3 Ways to Have More Engaging Conversations

Let’s face it, there are just some people that are good with conversations and there are just some people who are not that good at conversations. If you aren’t good at conversations, this doesn’t mean that you should stop. No, this means that you should improve! Ever wonder why some people just do not really take your conversation seriously some or maybe they just aren’t that interested? Well, there are two factors that could affect this, either something wrong with them or something wrong with you.

Here are a few ways to improve your conversation:

1. Emphasize
Sometimes during the conversation people, forget to emphasize the things that are most important and go on focusing on the side story. This usually leaves people in confusion and strays them away from the topic that you would actually want to discuss. A few ways to put emphasis on the topic you want to discuss.

To emphasize your topic, you can use of your tone of your voice or maybe even making use of pauses between talking. For example, pausing on the word or the topic you want to emphasize on will leave people time to reflect on what you just said. There are also times that you can play with the volume of your voice to focus on the topic just by saying it a little louder than the other ideas in your conversation.

2. Expound
What most people don’t realize is that it is perfectly fine to correct yourself during the conversation. Everyone makes mistakes unless of course you have what you want to say written down but that isn’t usually the case. Correcting yourself does not display weakness at all. In fact, it actually display strength. Strength because of how you are willing to admit the certain flaws within your conversation.

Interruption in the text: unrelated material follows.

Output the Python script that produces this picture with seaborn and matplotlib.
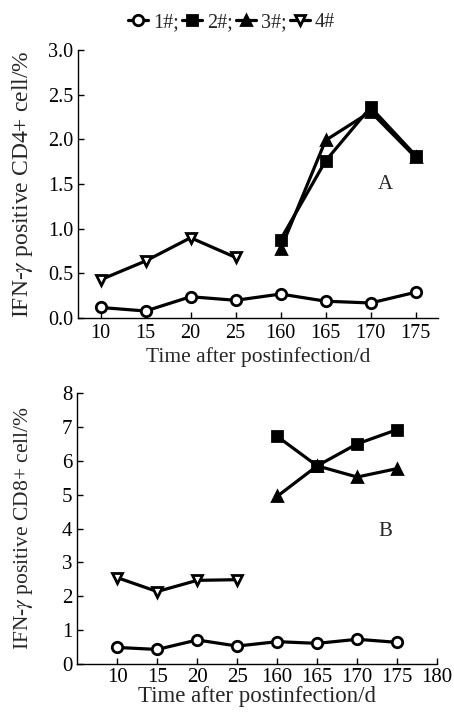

Now, let’s talk about expounding on your ideas. Expounding on your ideas is also equally important. If you say something and people can’t even understand what you’re talking about, most likely they’ll forget about it. But if you want people to remember, you should probably expound on that topic with a short and simplified explanation or maybe even give an example for them to fully understand.

3. Listen and Respond
Talking isn’t the only part of the conversation. Listening is definitely equally important. If you aren’t able to listen to the opinions, thoughts, or questions, then instead of a conversation, it would just be a speech. Give an equal amount of effort in listening as you give in talking. Of course, if people don’t have that much to say, don’t force them to talk. Just adjust to the level of becoming passive in the conversation. Listen and learn.